The problem: With the pictures left out, copy the listing below exactly.

Dataset section:
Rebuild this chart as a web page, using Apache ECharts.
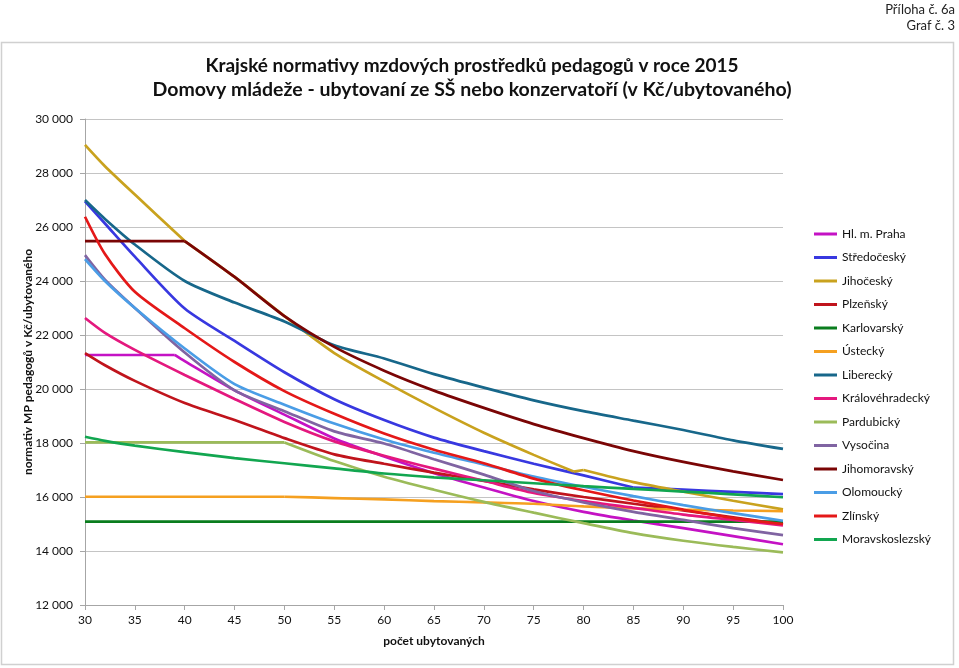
<!DOCTYPE html>
<html><head><meta charset="utf-8">
<script src="https://cdn.jsdelivr.net/npm/echarts@6/dist/echarts.min.js"></script>
<style>html,body{margin:0;padding:0;background:#fff}#c{width:959px;height:668px}</style>
</head><body><div id="c"></div>
<script>
// x positions (počet ubytovaných); null = no reading needed at that x for that series
const xValues = [30,32,35,39,40,45,48,50,55,60,65,70,75,79,80,85,90,95,100];
const seriesNames = ['Hl. m. Praha','Středočeský','Jihočeský','Plzeňský','Karlovarský','Ústecký','Liberecký','Královéhradecký','Pardubický','Vysočina','Jihomoravský','Olomoucký','Zlínský','Moravskoslezský'];
const praha           = [21260,21260,21260,21260,21030,19950,null,19050,18170,17500,16880,16350,15850,null,15450,15130,14850,14550,14250];
const stredocesky     = [26950,26130,24900,null,22980,21780,null,20620,19620,18850,18200,17700,17230,null,16800,16350,16270,16190,16110];
const jihocesky       = [29040,28250,27200,null,25480,24150,null,22700,21330,20280,19300,18380,17560,16940,17000,16550,16200,15860,15540];
const plzensky        = [21330,20880,20300,null,19480,18850,null,18180,17580,17230,16900,16600,16280,null,16000,15750,15500,15250,14980];
const karlovarsky     = [15090,15090,15090,null,15090,15090,null,15090,15090,15090,15090,15090,15090,null,15090,15090,15090,15090,15090];
const ustecky         = [16010,16010,16010,null,16010,16010,16010,16010,15960,15910,15850,15800,15750,null,15650,15580,15530,15500,15480];
const liberecky       = [27000,26300,25350,null,24000,23200,null,22500,21620,21130,20550,20050,19580,null,19180,18830,18480,18100,17780];
const kralovehradecky = [22630,22080,21450,null,20520,19630,null,18780,18060,17530,17050,16600,16150,null,15850,15600,15350,15150,14950];
const pardubicky      = [18020,18020,18020,null,18020,18020,18020,18020,17330,16750,16270,15820,15420,null,15030,14660,14380,14150,13950];
const vysocina        = [24960,24050,23000,null,21350,19950,null,19180,18430,17980,17400,16830,16220,null,15800,15450,15150,14850,14590];
const jihomoravsky    = [25480,25480,25480,25480,25480,24150,null,22700,21560,20680,19940,19300,18700,null,18180,17700,17300,16950,16630];
const olomoucky       = [24810,24000,23000,null,21500,20180,null,19420,18720,18130,17640,17200,16760,null,16380,16030,15700,15400,15120];
const zlinsky         = [26380,25000,23600,null,22250,21000,null,19920,19080,18350,17750,17250,16680,null,16250,15870,15530,15220,15000];
const moravskoslezsky = [18230,18080,17900,null,17660,17440,null,17250,17060,16870,16730,16620,16510,null,16400,16300,16200,16100,15990];
// x values where a line has a sharp corner (drawn as a break between smooth pieces)
const cornerX = [[39],[85],[40,79,80],[],[],[50],[],[],[50],[],[40],[],[],[]];

const seriesValues = [praha,stredocesky,jihocesky,plzensky,karlovarsky,ustecky,liberecky,kralovehradecky,pardubicky,vysocina,jihomoravsky,olomoucky,zlinsky,moravskoslezsky];
const colors = ['#C412C4','#3838E0','#C9A21E','#C0141C','#0A7D1E','#F5A020','#17678A','#E4187E','#9BBB59','#8064A2','#7A0505','#4A9DE6','#E41818','#12A650'];
const FONT = 'Lato, "Open Sans", sans-serif';

const series = [];
seriesNames.forEach((n,i)=>{
  const pts = xValues.map((x,j)=>[x, seriesValues[i][j]]).filter(p=>p[1]!==null);
  let seg = [];
  pts.forEach(p=>{
    seg.push(p);
    if (cornerX[i].includes(p[0])) { if (seg.length>1) series.push(mk(n,i,seg)); seg=[p]; }
  });
  if (seg.length>1) series.push(mk(n,i,seg));
});
function mk(n,i,data){
  return {name:n, type:'line', showSymbol:false, smooth:0.25,
    lineStyle:{width:2.7, color:colors[i]}, itemStyle:{color:colors[i]}, data:data.slice(), z:2+i*0.01};
}

const chart = echarts.init(document.getElementById('c'), null, {renderer:'canvas'});
chart.setOption({
  backgroundColor:'#fff',
  animation:false,
  color: colors,
  grid:{left:85, right:176, top:119, bottom:63},
  xAxis:{type:'value', min:30, max:100, interval:5,
    axisLine:{lineStyle:{color:'#A6A6A6', width:1}},
    axisTick:{show:true, length:5, lineStyle:{color:'#A6A6A6'}},
    axisLabel:{color:'#111', fontSize:12, fontFamily:FONT, margin:9},
    splitLine:{show:false}},
  yAxis:{type:'value', min:12000, max:30000, interval:2000,
    axisLine:{show:true, lineStyle:{color:'#A6A6A6', width:1}},
    axisTick:{show:true, length:5, lineStyle:{color:'#A6A6A6'}},
    axisLabel:{color:'#111', fontSize:12, fontFamily:FONT, margin:12,
      formatter:v=>String(v).replace(/\B(?=(\d{3})+(?!\d))/g,' ')},
    splitLine:{show:true, lineStyle:{color:'#C4C4C4', width:1}}},
  legend:{orient:'vertical', left:809, top:222, icon:'rect', itemWidth:23, itemHeight:3, itemGap:9.5,
    textStyle:{fontSize:12, lineHeight:14, fontFamily:FONT, color:'#111'},
    data: seriesNames},
  series: series,
  graphic:[
    {type:'rect', shape:{x:1.5, y:42.5, width:952, height:622}, style:{fill:'none', stroke:'#D0D0D0', lineWidth:1.5}, silent:true, z:-1},
    {type:'text', x:955, y:10, style:{text:'Příloha č. 6a', font:'13px '+FONT, fill:'#222', textAlign:'right', textVerticalAlign:'middle'}},
    {type:'text', x:955, y:26, style:{text:'Graf č. 3', font:'13px '+FONT, fill:'#222', textAlign:'right', textVerticalAlign:'middle'}},
    {type:'text', x:472, y:66, style:{text:'Krajské normativy mzdových prostředků pedagogů v roce 2015', font:'bold 19px '+FONT, fill:'#111', textAlign:'center', textVerticalAlign:'middle'}},
    {type:'text', x:472, y:90, style:{text:'Domovy mládeže - ubytovaní ze SŠ nebo konzervatoří (v Kč/ubytovaného)', font:'bold 19.5px '+FONT, fill:'#111', textAlign:'center', textVerticalAlign:'middle'}},
    {type:'text', x:28, y:362, rotation:Math.PI/2, style:{text:'normativ MP pedagogů v Kč/ubytovaného', font:'bold 12px '+FONT, fill:'#111', textAlign:'center', textVerticalAlign:'middle'}},
    {type:'text', x:434, y:641, style:{text:'počet ubytovaných', font:'bold 12px '+FONT, fill:'#111', textAlign:'center', textVerticalAlign:'middle'}}
  ]
});
</script></body></html>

Reply:
Rebuild this chart as a web page, using Apache ECharts.
<!DOCTYPE html>
<html><head><meta charset="utf-8">
<script src="https://cdn.jsdelivr.net/npm/echarts@6/dist/echarts.min.js"></script>
<style>html,body{margin:0;padding:0;background:#fff}#c{width:959px;height:668px}</style>
</head><body><div id="c"></div>
<script>
// x positions (počet ubytovaných); null = no reading needed at that x for that series
const xValues = [30,32,35,39,40,45,48,50,55,60,65,70,75,79,80,85,90,95,100];
const seriesNames = ['Hl. m. Praha','Středočeský','Jihočeský','Plzeňský','Karlovarský','Ústecký','Liberecký','Královéhradecký','Pardubický','Vysočina','Jihomoravský','Olomoucký','Zlínský','Moravskoslezský'];
const praha           = [21260,21260,21260,21260,21030,19950,null,19050,18170,17500,16880,16350,15850,null,15450,15130,14850,14550,14250];
const stredocesky     = [26950,26130,24900,null,22980,21780,null,20620,19620,18850,18200,17700,17230,null,16800,16350,16270,16190,16110];
const jihocesky       = [29040,28250,27200,null,25480,24150,null,22700,21330,20280,19300,18380,17560,16940,17000,16550,16200,15860,15540];
const plzensky        = [21330,20880,20300,null,19480,18850,null,18180,17580,17230,16900,16600,16280,null,16000,15750,15500,15250,14980];
const karlovarsky     = [15090,15090,15090,null,15090,15090,null,15090,15090,15090,15090,15090,15090,null,15090,15090,15090,15090,15090];
const ustecky         = [16010,16010,16010,null,16010,16010,16010,16010,15960,15910,15850,15800,15750,null,15650,15580,15530,15500,15480];
const liberecky       = [27000,26300,25350,null,24000,23200,null,22500,21620,21130,20550,20050,19580,null,19180,18830,18480,18100,17780];
const kralovehradecky = [22630,22080,21450,null,20520,19630,null,18780,18060,17530,17050,16600,16150,null,15850,15600,15350,15150,14950];
const pardubicky      = [18020,18020,18020,null,18020,18020,18020,18020,17330,16750,16270,15820,15420,null,15030,14660,14380,14150,13950];
const vysocina        = [24960,24050,23000,null,21350,19950,null,19180,18430,17980,17400,16830,16220,null,15800,15450,15150,14850,14590];
const jihomoravsky    = [25480,25480,25480,25480,25480,24150,null,22700,21560,20680,19940,19300,18700,null,18180,17700,17300,16950,16630];
const olomoucky       = [24810,24000,23000,null,21500,20180,null,19420,18720,18130,17640,17200,16760,null,16380,16030,15700,15400,15120];
const zlinsky         = [26380,25000,23600,null,22250,21000,null,19920,19080,18350,17750,17250,16680,null,16250,15870,15530,15220,15000];
const moravskoslezsky = [18230,18080,17900,null,17660,17440,null,17250,17060,16870,16730,16620,16510,null,16400,16300,16200,16100,15990];
// x values where a line has a sharp corner (drawn as a break between smooth pieces)
const cornerX = [[39],[85],[40,79,80],[],[],[50],[],[],[50],[],[40],[],[],[]];

const seriesValues = [praha,stredocesky,jihocesky,plzensky,karlovarsky,ustecky,liberecky,kralovehradecky,pardubicky,vysocina,jihomoravsky,olomoucky,zlinsky,moravskoslezsky];
const colors = ['#C412C4','#3838E0','#C9A21E','#C0141C','#0A7D1E','#F5A020','#17678A','#E4187E','#9BBB59','#8064A2','#7A0505','#4A9DE6','#E41818','#12A650'];
const FONT = 'Lato, "Open Sans", sans-serif';

const series = [];
seriesNames.forEach((n,i)=>{
  const pts = xValues.map((x,j)=>[x, seriesValues[i][j]]).filter(p=>p[1]!==null);
  let seg = [];
  pts.forEach(p=>{
    seg.push(p);
    if (cornerX[i].includes(p[0])) { if (seg.length>1) series.push(mk(n,i,seg)); seg=[p]; }
  });
  if (seg.length>1) series.push(mk(n,i,seg));
});
function mk(n,i,data){
  return {name:n, type:'line', showSymbol:false, smooth:0.25,
    lineStyle:{width:2.7, color:colors[i]}, itemStyle:{color:colors[i]}, data:data.slice(), z:2+i*0.01};
}

const chart = echarts.init(document.getElementById('c'), null, {renderer:'canvas'});
chart.setOption({
  backgroundColor:'#fff',
  animation:false,
  color: colors,
  grid:{left:85, right:176, top:119, bottom:63},
  xAxis:{type:'value', min:30, max:100, interval:5,
    axisLine:{lineStyle:{color:'#A6A6A6', width:1}},
    axisTick:{show:true, length:5, lineStyle:{color:'#A6A6A6'}},
    axisLabel:{color:'#111', fontSize:12, fontFamily:FONT, margin:9},
    splitLine:{show:false}},
  yAxis:{type:'value', min:12000, max:30000, interval:2000,
    axisLine:{show:true, lineStyle:{color:'#A6A6A6', width:1}},
    axisTick:{show:true, length:5, lineStyle:{color:'#A6A6A6'}},
    axisLabel:{color:'#111', fontSize:12, fontFamily:FONT, margin:12,
      formatter:v=>String(v).replace(/\B(?=(\d{3})+(?!\d))/g,' ')},
    splitLine:{show:true, lineStyle:{color:'#C4C4C4', width:1}}},
  legend:{orient:'vertical', left:809, top:222, icon:'rect', itemWidth:23, itemHeight:3, itemGap:9.5,
    textStyle:{fontSize:12, lineHeight:14, fontFamily:FONT, color:'#111'},
    data: seriesNames},
  series: series,
  graphic:[
    {type:'rect', shape:{x:1.5, y:42.5, width:952, height:622}, style:{fill:'none', stroke:'#D0D0D0', lineWidth:1.5}, silent:true, z:-1},
    {type:'text', x:955, y:10, style:{text:'Příloha č. 6a', font:'13px '+FONT, fill:'#222', textAlign:'right', textVerticalAlign:'middle'}},
    {type:'text', x:955, y:26, style:{text:'Graf č. 3', font:'13px '+FONT, fill:'#222', textAlign:'right', textVerticalAlign:'middle'}},
    {type:'text', x:472, y:66, style:{text:'Krajské normativy mzdových prostředků pedagogů v roce 2015', font:'bold 19px '+FONT, fill:'#111', textAlign:'center', textVerticalAlign:'middle'}},
    {type:'text', x:472, y:90, style:{text:'Domovy mládeže - ubytovaní ze SŠ nebo konzervatoří (v Kč/ubytovaného)', font:'bold 19.5px '+FONT, fill:'#111', textAlign:'center', textVerticalAlign:'middle'}},
    {type:'text', x:28, y:362, rotation:Math.PI/2, style:{text:'normativ MP pedagogů v Kč/ubytovaného', font:'bold 12px '+FONT, fill:'#111', textAlign:'center', textVerticalAlign:'middle'}},
    {type:'text', x:434, y:641, style:{text:'počet ubytovaných', font:'bold 12px '+FONT, fill:'#111', textAlign:'center', textVerticalAlign:'middle'}}
  ]
});
</script></body></html>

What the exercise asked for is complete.